I asked the clerk what they had candy cigarettes for since kids couldn’t come into the store. He said that adults buy them to help them quit smoking and that sometimes they buy them for their kids. Now that is interesting. My parents bought them for me, but not to help me quit smoking, even though I started when I was six and there were actually days in my life when I used both the candy and real kind of cigarettes. Therefore, in a way, candy cigarettes helped me to become a smoker and could, I said could, possibly help me to quit the cigar habit providing I wanted to, which I don’t at the moment, though I do when I walk up the steep hills of Dixmont, which I have been doing a lot lately.
So apparently, if you’re trying to quit smoking, sucking on a candy cigarette that you take from a pack that is much like the real thing, will help you to quit. This intrigues me since I used to be a clinical hypnotherapist and helped a lot of people quit smoking, though I myself went back to smoking cigars because I really do enjoy it. Candy cigarettes naturally led me to thinking about sex, like most things do.
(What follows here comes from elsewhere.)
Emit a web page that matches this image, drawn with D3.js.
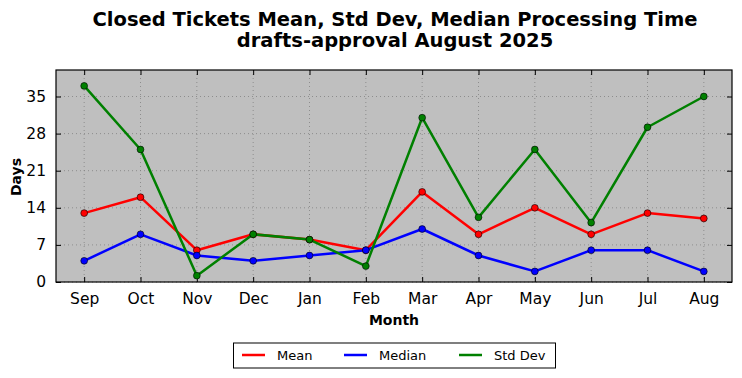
<!DOCTYPE html>
<html>
<head>
<meta charset="utf-8">
<script src="https://cdn.jsdelivr.net/npm/d3@7"></script>
<style>
  html, body { margin: 0; padding: 0; background: #fff; }
  svg { display: block; font-family: "DejaVu Sans", sans-serif; }
</style>
</head>
<body>
<svg id="chart" width="742" height="378"></svg>
<script>
const months = ["Sep", "Oct", "Nov", "Dec", "Jan", "Feb", "Mar", "Apr", "May", "Jun", "Jul", "Aug"];
const meanValues = [13, 16, 6, 9, 8, 6, 17, 9, 14, 9, 13, 12];
const medianValues = [4, 9, 5, 4, 5, 6, 10, 5, 2, 6, 6, 2];
const stdValues = [37, 25, 1.2, 9, 8, 3, 31, 12.2, 25, 11.2, 29.2, 35];
const yTicks = [0, 7, 14, 21, 28, 35];
const seriesNames = ["Mean", "Median", "Std Dev"];
const seriesColors = ["#ff0000", "#0000ff", "#008000"];
const titleLines = ["Closed Tickets Mean, Std Dev, Median Processing Time", "drafts-approval August 2025"];

const svg = d3.select("#chart");
const L = 56, R = 732, T = 70, B = 282;

const x = d3.scaleLinear().domain([-0.5, months.length - 0.5]).range([L, R]);
const y = d3.scaleLinear().domain([0, 40]).range([B, T]);

// background
svg.append("rect").attr("x", L).attr("y", T).attr("width", R - L).attr("height", B - T).attr("fill", "#bfbfbf");

// grid
const g = svg.append("g");
g.selectAll(".vg").data(months).enter().append("line")
  .attr("x1", (d, i) => x(i)).attr("x2", (d, i) => x(i))
  .attr("y1", T).attr("y2", B)
  .attr("stroke", "#808080").attr("stroke-width", 0.8).attr("stroke-dasharray", "1,3");
g.selectAll(".hg").data(yTicks).enter().append("line")
  .attr("x1", L).attr("x2", R)
  .attr("y1", d => y(d)).attr("y2", d => y(d))
  .attr("stroke", "#808080").attr("stroke-width", 0.8).attr("stroke-dasharray", "1,3");

// axes (ticks inward)
const xAxisB = d3.axisBottom(x).tickValues(d3.range(months.length)).tickFormat(i => months[i]).tickSizeInner(-5).tickSizeOuter(0).tickPadding(11);
const xAxisT = d3.axisTop(x).tickValues(d3.range(months.length)).tickFormat("").tickSizeInner(-5).tickSizeOuter(0);
const yAxisL = d3.axisLeft(y).tickValues(yTicks).tickSizeInner(-5).tickSizeOuter(0).tickPadding(10);
const yAxisR = d3.axisRight(y).tickValues(yTicks).tickFormat("").tickSizeInner(-5).tickSizeOuter(0);

function styleAxis(sel) {
  sel.select(".domain").remove();
  sel.selectAll(".tick line").attr("stroke", "#000").attr("stroke-width", 1);
  sel.selectAll(".tick text").attr("font-family", "DejaVu Sans").attr("font-size", 15.5).attr("fill", "#000");
}
svg.append("g").attr("transform", `translate(0,${B})`).call(xAxisB).call(styleAxis);
svg.append("g").attr("transform", `translate(0,${T})`).call(xAxisT).call(styleAxis);
svg.append("g").attr("transform", `translate(${L},0)`).call(yAxisL).call(styleAxis);
svg.append("g").attr("transform", `translate(${R},0)`).call(yAxisR).call(styleAxis);

// series
const allSeries = [meanValues, medianValues, stdValues];
const line = d3.line().x((d, i) => x(i)).y(d => y(d));
allSeries.forEach((vals, si) => {
  svg.append("path").datum(vals).attr("d", line)
    .attr("fill", "none").attr("stroke", seriesColors[si]).attr("stroke-width", 2.5)
    .attr("stroke-linejoin", "round");
});
allSeries.forEach((vals, si) => {
  svg.append("g").selectAll("circle").data(vals).enter().append("circle")
    .attr("cx", (d, i) => x(i)).attr("cy", d => y(d)).attr("r", 3.4)
    .attr("fill", seriesColors[si]).attr("stroke", "#000").attr("stroke-width", 0.6);
});

// frame
svg.append("rect").attr("x", L).attr("y", T).attr("width", R - L).attr("height", B - T)
  .attr("fill", "none").attr("stroke", "#000").attr("stroke-width", 1.2);

// title
svg.append("text").attr("x", (L + R) / 2).attr("y", 0).attr("text-anchor", "middle")
  .attr("font-size", 19.5).attr("font-weight", "bold").attr("fill", "#000")
  .selectAll("tspan").data(titleLines).enter().append("tspan")
  .attr("x", (L + R) / 2 + 1).attr("y", (d, i) => 25.5 + i * 21.5).text(d => d);

// axis labels
svg.append("text").attr("x", (L + R) / 2).attr("y", 325).attr("text-anchor", "middle")
  .attr("font-size", 14).attr("font-weight", "bold").text("Month");
svg.append("text").attr("transform", "translate(21,177) rotate(-90)").attr("text-anchor", "middle")
  .attr("font-size", 14).attr("font-weight", "bold").text("Days");

// legend
const leg = svg.append("g");
leg.append("rect").attr("x", 233.5).attr("y", 343).attr("width", 322).attr("height", 25)
  .attr("fill", "#fff").attr("stroke", "#000").attr("stroke-width", 1);
const legX = [242, 344, 459];
seriesNames.forEach((n, i) => {
  leg.append("line").attr("x1", legX[i]).attr("x2", legX[i] + 23).attr("y1", 355).attr("y2", 355)
    .attr("stroke", seriesColors[i]).attr("stroke-width", 2.5);
  leg.append("text").attr("x", legX[i] + 35).attr("y", 360).attr("font-size", 13).text(n);
});
</script>
</body>
</html>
I worked with a few sex addicts when I was a therapist, though it wasn’t my specialty and I usually refered them to someone else. I also worked with a few of the women who worked in the “massage parlor” that also was in the building where my office was when I was a hypnotherapist. Some of them had issues about some of the things they were expected to do as part of their job, but once again you’re getting off the subject.
I thought to myself, if candy cigarettes can help you to quit smoking, would candy condoms help a sex addict? I mean they already have edible panties, why not edible condoms, in fact, for all I know, they already do. Let’s say a sex addict got the urge to have sex at an inappropriate time or place, but instead of acting on that impulse just reached into his or her pocket and pulled out a little condom package and opened it and popped a spearmint flavored or cherry flavored condom into his or her mouth, and started to chew. Would that help? Huh? I mean for a person like you?
It is hard to say, since I’m not a sex addict, but it seems it would help.
(I wrote this months before I published it here. At the time that I wrote this I was living in Maine and smoking cigars, but on October 11th, I quit and I am no longer in Maine, but still worried about snakes.)